### WHAT YOU NEED TO DO
Skip the pictures and quote all of the lines exactly.

--*--

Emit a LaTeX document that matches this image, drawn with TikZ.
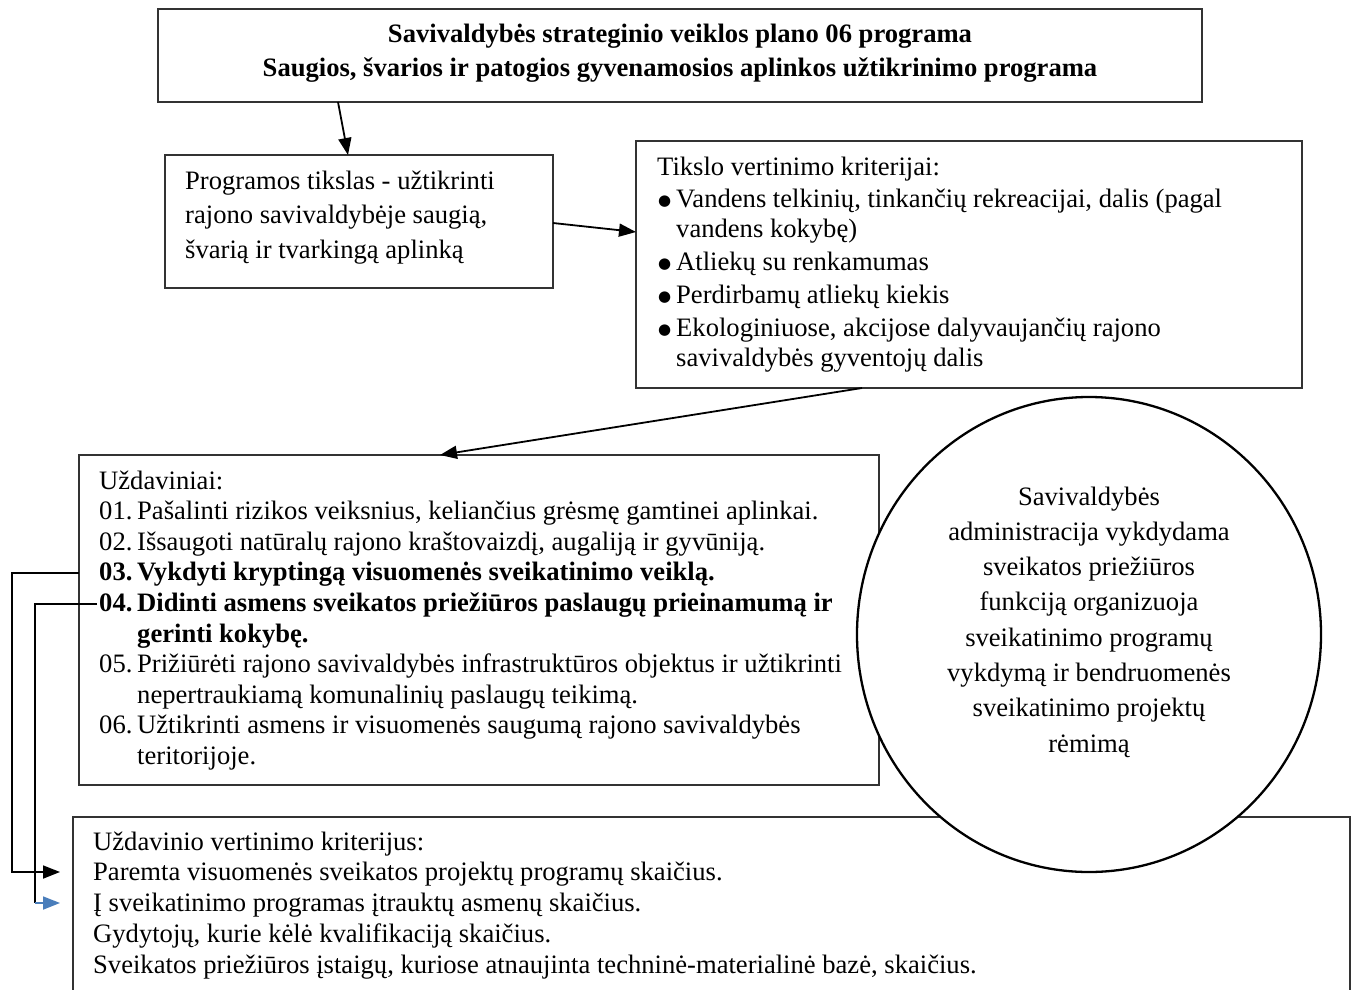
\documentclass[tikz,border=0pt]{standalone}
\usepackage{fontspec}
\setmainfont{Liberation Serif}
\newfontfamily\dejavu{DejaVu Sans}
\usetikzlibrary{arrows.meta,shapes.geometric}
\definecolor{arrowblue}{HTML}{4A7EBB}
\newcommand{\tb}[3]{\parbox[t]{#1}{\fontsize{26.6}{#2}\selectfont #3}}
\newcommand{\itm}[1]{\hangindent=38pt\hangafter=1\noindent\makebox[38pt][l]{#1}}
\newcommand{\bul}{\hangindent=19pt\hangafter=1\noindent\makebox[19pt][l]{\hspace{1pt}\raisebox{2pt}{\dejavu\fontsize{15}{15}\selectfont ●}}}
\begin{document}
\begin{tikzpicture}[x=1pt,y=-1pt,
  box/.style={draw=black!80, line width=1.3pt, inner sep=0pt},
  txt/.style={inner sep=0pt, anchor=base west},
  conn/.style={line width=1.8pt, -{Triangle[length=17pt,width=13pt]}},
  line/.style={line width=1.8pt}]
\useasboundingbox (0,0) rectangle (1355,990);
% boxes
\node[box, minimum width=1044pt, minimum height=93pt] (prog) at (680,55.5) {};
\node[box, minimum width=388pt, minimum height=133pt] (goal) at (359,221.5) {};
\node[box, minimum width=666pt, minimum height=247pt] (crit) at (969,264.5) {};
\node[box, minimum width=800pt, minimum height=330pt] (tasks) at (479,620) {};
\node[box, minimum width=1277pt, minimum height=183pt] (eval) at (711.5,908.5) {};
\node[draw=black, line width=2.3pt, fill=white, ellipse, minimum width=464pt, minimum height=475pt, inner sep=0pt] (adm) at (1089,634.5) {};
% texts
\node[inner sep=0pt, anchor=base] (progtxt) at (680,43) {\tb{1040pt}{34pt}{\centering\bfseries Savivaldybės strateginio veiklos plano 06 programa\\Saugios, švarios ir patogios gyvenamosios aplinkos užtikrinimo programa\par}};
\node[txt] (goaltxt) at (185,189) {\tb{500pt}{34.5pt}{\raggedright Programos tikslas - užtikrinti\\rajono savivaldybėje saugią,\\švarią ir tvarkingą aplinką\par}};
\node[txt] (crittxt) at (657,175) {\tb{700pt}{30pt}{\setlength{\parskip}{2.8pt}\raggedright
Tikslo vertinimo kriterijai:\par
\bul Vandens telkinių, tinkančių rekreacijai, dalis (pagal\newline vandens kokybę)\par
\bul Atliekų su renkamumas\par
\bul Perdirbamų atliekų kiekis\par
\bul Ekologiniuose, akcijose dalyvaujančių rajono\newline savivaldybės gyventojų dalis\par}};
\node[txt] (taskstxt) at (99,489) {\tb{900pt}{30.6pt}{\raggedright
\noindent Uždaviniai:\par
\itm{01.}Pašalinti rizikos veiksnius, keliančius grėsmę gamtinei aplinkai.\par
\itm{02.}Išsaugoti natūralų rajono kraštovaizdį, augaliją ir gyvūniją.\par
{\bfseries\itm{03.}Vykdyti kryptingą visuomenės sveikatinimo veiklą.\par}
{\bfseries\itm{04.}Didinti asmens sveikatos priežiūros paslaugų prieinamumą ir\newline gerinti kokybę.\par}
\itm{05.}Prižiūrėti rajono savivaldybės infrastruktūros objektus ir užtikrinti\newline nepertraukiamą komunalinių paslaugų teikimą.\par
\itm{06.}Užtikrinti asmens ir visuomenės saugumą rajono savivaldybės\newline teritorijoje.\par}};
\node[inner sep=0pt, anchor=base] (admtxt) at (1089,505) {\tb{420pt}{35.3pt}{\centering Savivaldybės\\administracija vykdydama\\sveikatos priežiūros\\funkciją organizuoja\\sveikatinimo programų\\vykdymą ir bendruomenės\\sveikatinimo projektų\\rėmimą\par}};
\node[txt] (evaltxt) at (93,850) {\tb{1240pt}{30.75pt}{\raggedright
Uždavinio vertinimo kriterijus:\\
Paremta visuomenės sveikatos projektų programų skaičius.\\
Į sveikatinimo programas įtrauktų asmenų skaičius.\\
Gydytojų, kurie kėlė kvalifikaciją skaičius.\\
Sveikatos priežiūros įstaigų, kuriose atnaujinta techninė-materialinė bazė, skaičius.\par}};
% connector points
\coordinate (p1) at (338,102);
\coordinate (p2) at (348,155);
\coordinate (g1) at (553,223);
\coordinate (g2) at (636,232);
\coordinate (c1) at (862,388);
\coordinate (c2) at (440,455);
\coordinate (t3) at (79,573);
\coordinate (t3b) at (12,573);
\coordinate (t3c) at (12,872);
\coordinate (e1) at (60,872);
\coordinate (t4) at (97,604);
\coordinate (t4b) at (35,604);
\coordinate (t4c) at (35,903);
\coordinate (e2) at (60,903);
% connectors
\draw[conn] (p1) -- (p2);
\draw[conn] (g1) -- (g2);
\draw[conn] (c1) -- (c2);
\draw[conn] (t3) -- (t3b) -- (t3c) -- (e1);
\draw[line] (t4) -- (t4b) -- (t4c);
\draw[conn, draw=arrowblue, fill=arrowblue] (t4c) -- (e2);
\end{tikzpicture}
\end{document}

--*--

### EXERCISE ANSWER
Emit a LaTeX document that matches this image, drawn with TikZ.
\documentclass[tikz,border=0pt]{standalone}
\usepackage{fontspec}
\setmainfont{Liberation Serif}
\newfontfamily\dejavu{DejaVu Sans}
\usetikzlibrary{arrows.meta,shapes.geometric}
\definecolor{arrowblue}{HTML}{4A7EBB}
\newcommand{\tb}[3]{\parbox[t]{#1}{\fontsize{26.6}{#2}\selectfont #3}}
\newcommand{\itm}[1]{\hangindent=38pt\hangafter=1\noindent\makebox[38pt][l]{#1}}
\newcommand{\bul}{\hangindent=19pt\hangafter=1\noindent\makebox[19pt][l]{\hspace{1pt}\raisebox{2pt}{\dejavu\fontsize{15}{15}\selectfont ●}}}
\begin{document}
\begin{tikzpicture}[x=1pt,y=-1pt,
  box/.style={draw=black!80, line width=1.3pt, inner sep=0pt},
  txt/.style={inner sep=0pt, anchor=base west},
  conn/.style={line width=1.8pt, -{Triangle[length=17pt,width=13pt]}},
  line/.style={line width=1.8pt}]
\useasboundingbox (0,0) rectangle (1355,990);
% boxes
\node[box, minimum width=1044pt, minimum height=93pt] (prog) at (680,55.5) {};
\node[box, minimum width=388pt, minimum height=133pt] (goal) at (359,221.5) {};
\node[box, minimum width=666pt, minimum height=247pt] (crit) at (969,264.5) {};
\node[box, minimum width=800pt, minimum height=330pt] (tasks) at (479,620) {};
\node[box, minimum width=1277pt, minimum height=183pt] (eval) at (711.5,908.5) {};
\node[draw=black, line width=2.3pt, fill=white, ellipse, minimum width=464pt, minimum height=475pt, inner sep=0pt] (adm) at (1089,634.5) {};
% texts
\node[inner sep=0pt, anchor=base] (progtxt) at (680,43) {\tb{1040pt}{34pt}{\centering\bfseries Savivaldybės strateginio veiklos plano 06 programa\\Saugios, švarios ir patogios gyvenamosios aplinkos užtikrinimo programa\par}};
\node[txt] (goaltxt) at (185,189) {\tb{500pt}{34.5pt}{\raggedright Programos tikslas - užtikrinti\\rajono savivaldybėje saugią,\\švarią ir tvarkingą aplinką\par}};
\node[txt] (crittxt) at (657,175) {\tb{700pt}{30pt}{\setlength{\parskip}{2.8pt}\raggedright
Tikslo vertinimo kriterijai:\par
\bul Vandens telkinių, tinkančių rekreacijai, dalis (pagal\newline vandens kokybę)\par
\bul Atliekų su renkamumas\par
\bul Perdirbamų atliekų kiekis\par
\bul Ekologiniuose, akcijose dalyvaujančių rajono\newline savivaldybės gyventojų dalis\par}};
\node[txt] (taskstxt) at (99,489) {\tb{900pt}{30.6pt}{\raggedright
\noindent Uždaviniai:\par
\itm{01.}Pašalinti rizikos veiksnius, keliančius grėsmę gamtinei aplinkai.\par
\itm{02.}Išsaugoti natūralų rajono kraštovaizdį, augaliją ir gyvūniją.\par
{\bfseries\itm{03.}Vykdyti kryptingą visuomenės sveikatinimo veiklą.\par}
{\bfseries\itm{04.}Didinti asmens sveikatos priežiūros paslaugų prieinamumą ir\newline gerinti kokybę.\par}
\itm{05.}Prižiūrėti rajono savivaldybės infrastruktūros objektus ir užtikrinti\newline nepertraukiamą komunalinių paslaugų teikimą.\par
\itm{06.}Užtikrinti asmens ir visuomenės saugumą rajono savivaldybės\newline teritorijoje.\par}};
\node[inner sep=0pt, anchor=base] (admtxt) at (1089,505) {\tb{420pt}{35.3pt}{\centering Savivaldybės\\administracija vykdydama\\sveikatos priežiūros\\funkciją organizuoja\\sveikatinimo programų\\vykdymą ir bendruomenės\\sveikatinimo projektų\\rėmimą\par}};
\node[txt] (evaltxt) at (93,850) {\tb{1240pt}{30.75pt}{\raggedright
Uždavinio vertinimo kriterijus:\\
Paremta visuomenės sveikatos projektų programų skaičius.\\
Į sveikatinimo programas įtrauktų asmenų skaičius.\\
Gydytojų, kurie kėlė kvalifikaciją skaičius.\\
Sveikatos priežiūros įstaigų, kuriose atnaujinta techninė-materialinė bazė, skaičius.\par}};
% connector points
\coordinate (p1) at (338,102);
\coordinate (p2) at (348,155);
\coordinate (g1) at (553,223);
\coordinate (g2) at (636,232);
\coordinate (c1) at (862,388);
\coordinate (c2) at (440,455);
\coordinate (t3) at (79,573);
\coordinate (t3b) at (12,573);
\coordinate (t3c) at (12,872);
\coordinate (e1) at (60,872);
\coordinate (t4) at (97,604);
\coordinate (t4b) at (35,604);
\coordinate (t4c) at (35,903);
\coordinate (e2) at (60,903);
% connectors
\draw[conn] (p1) -- (p2);
\draw[conn] (g1) -- (g2);
\draw[conn] (c1) -- (c2);
\draw[conn] (t3) -- (t3b) -- (t3c) -- (e1);
\draw[line] (t4) -- (t4b) -- (t4c);
\draw[conn, draw=arrowblue, fill=arrowblue] (t4c) -- (e2);
\end{tikzpicture}
\end{document}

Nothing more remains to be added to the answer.